As an entrepreneur, what is the one thing you do over and over and recommend everyone else do?
I am a visionary, and so I have to have the space to dream and cast a vision for where the organization is heading next. I have to have the permission to innovate, and I find that as a visionary if I allow myself to get too bogged down in the daily decisions of implementation and execution, I begin to lose the ability to motivate those around me towards the future.
So for me, I have to get away from the office with the intent just to think and strategize and dream about the future. I take days where I’m outside in nature, workdays away from the office, weekend trips, vacations. I even go once a month to a beautiful resort where I walk the grounds for free and just strategize about future direction. If I don’t get away consistently for the purpose of envisioning the future, my work lacks passion and starts to become stale. I’ve had to learn that this getting away is not taking off, it’s actually a critical part of my work.
What is one strategy that has helped you grow your business?
Decentralized management and empowering leaders throughout The Exodus Road have been the key to pushing it forward. Once I established the core program, I would find and hire quality national leaders to run it. I gave away so much power and authority – from finances to staff development — and that has allowed us to scale and grow quickly as an anti-trafficking nonprofit.
What is one failure you had as an entrepreneur, and how did you overcome it?
In the early days at The Exodus Road, we overstaffed. That created an amazing amount of strain on the organization and leadership fatigue. It caused stress to raise more funding and stress when we had to retract and lose staff. If I had to do it over again, I would have only hired full-time positions when it was absolutely necessary.
Eventually, I learned to experience greater revenue thresholds before making hiring decisions. I learned and implemented a better system with our finance team to predict and track revenue and expenses, and I brought more people to the decision-making table before we hired new staff. Also, I implemented higher savings margins and better financial controls across the organization.
What is one business idea that you’re willing to give away to our readers?
We need to figure out how to better protect kids from sexual exploitation and sexually explicit materials on social media and the internet. I see over and over again, unsuspecting kids become victims of sex trafficking or exploitation right from their own phones – and their parents have no idea.
There are so many web services and products out there to help parents with digital safety, but so many are so difficult to implement and kids can learn how to get around the system. I’d love someone to create a platform that targets digital safety for kids across all channels and devices — even when they are away from their homes.

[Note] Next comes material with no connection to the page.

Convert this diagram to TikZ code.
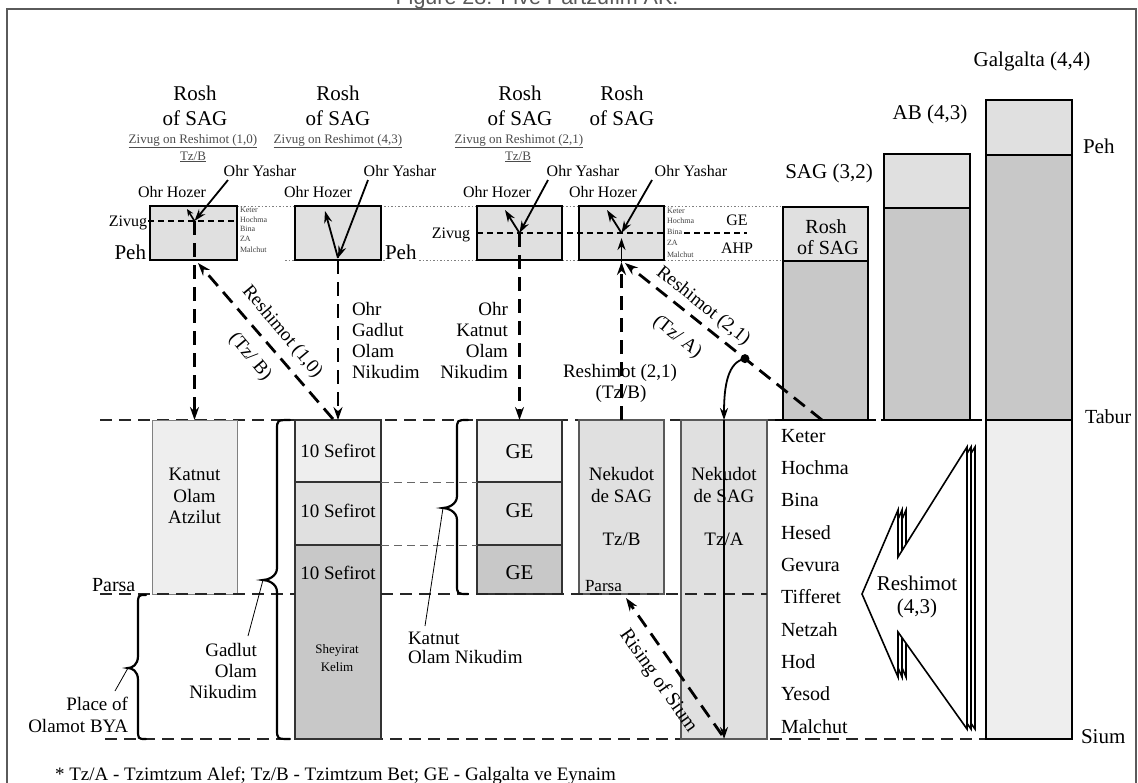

What is the best $100 you recently spent? What and why?
I took my wife on a nice date last week. It was a Tuesday, and we got dressed up and I treated her to a romantic evening out. We have three kids and both work full-time with The Exodus Road, and there’s always lots of chaos. It’s easy to miss each other, but I’ve found that date nights are some of the best investments I can make into marriage and our happiness. That date on Tuesday changed my entire week for the better.
What is one piece of software or a web service that helps you be productive?
I love Monday.com as a project management tool. Before we started using it, it was difficult to track where people were on projects or deliverables. We had used other project management tools before, but this one was much more robust and user-friendly — even for our international field teams to utilize at some level.
We utilized Monday at The Exodus Road to track meeting agendas and follow-up, onboarding processes, out-of-office days, content calendars, revenue and expense tracking, and to manage projects. It’s really been a game-changer for both our communication and productivity throughout the whole organization.
What is the one book that you recommend our community should read and why?
My international work was most greatly shaped by the book When Helping Hurts, by Steve Corbett and Brian Fikkert. As I began to build the structure and ethos of The Exodus Road, this book really shaped the way I viewed relationships and development cross-culturally. It helped me to see the damage often caused by the traditional Western approach, how disempowering it can be to national communities. It helped me to understand that partnerships and equipping national leaders as the experts and the primary agents for change in their own countries were critical for systemic change.
What is your favorite quote?
“It is not the critic who counts; not the man who points out how the strong man stumbles, or where the doer of deeds could have done them better. The credit belongs to the man who is actually in the arena, whose face is marred by dust and sweat and blood; who strives valiantly; who errs, who comes short again and again, because there is no effort without error and shortcoming; but who does actually strive to do the deeds; who knows great enthusiasms, the great devotions; who spends himself in a worthy cause; who at the best knows, in the end, the triumph of high achievement, and who at the worst, if he fails, at least fails while daring greatly, so that his place shall never be with those cold and timid souls who neither know victory nor defeat. “ – Theodore Roosevelt
I love this from Roosevelt because it describes my life. It’s been about taking great risks to do good in the world, to fight against human trafficking and all its darkness, and I’ve had my fair share of people in the stands launching their criticisms. But I’ve had to learn to overcome that and stay in the arena and keep fighting for the protection of the vulnerable. People in the stands won’t understand what it’s like to take the blows and the risks, to make the sacrifices of an entrepreneur. And that’s okay. Because life in the arena is really the only kind of life that moves great ideas forward.
- If you are a visionary leader, create space to get away just to strategize, think, and dream. You may feel like you are taking a break from work, but actually, it may be the most important work you do. Your organization needs your passionate, innovative ideas more than they need you to complete administrative tasks.
- The health of your relationships and your family are critical to your success as a social entrepreneur. Ultimately, healthy, balanced individuals are the only ones who can run the marathon, not the sprint, of social justice work.
- Self-awareness and self-evaluation should happen consistently. Asking yourself, “How can I make this better? How can I do better?” should be a mantra that pushes you to critically evaluate and then grow.
- If you’re doing international work, create systems and values that view cross-cultural individuals as partners and experts in their own communities.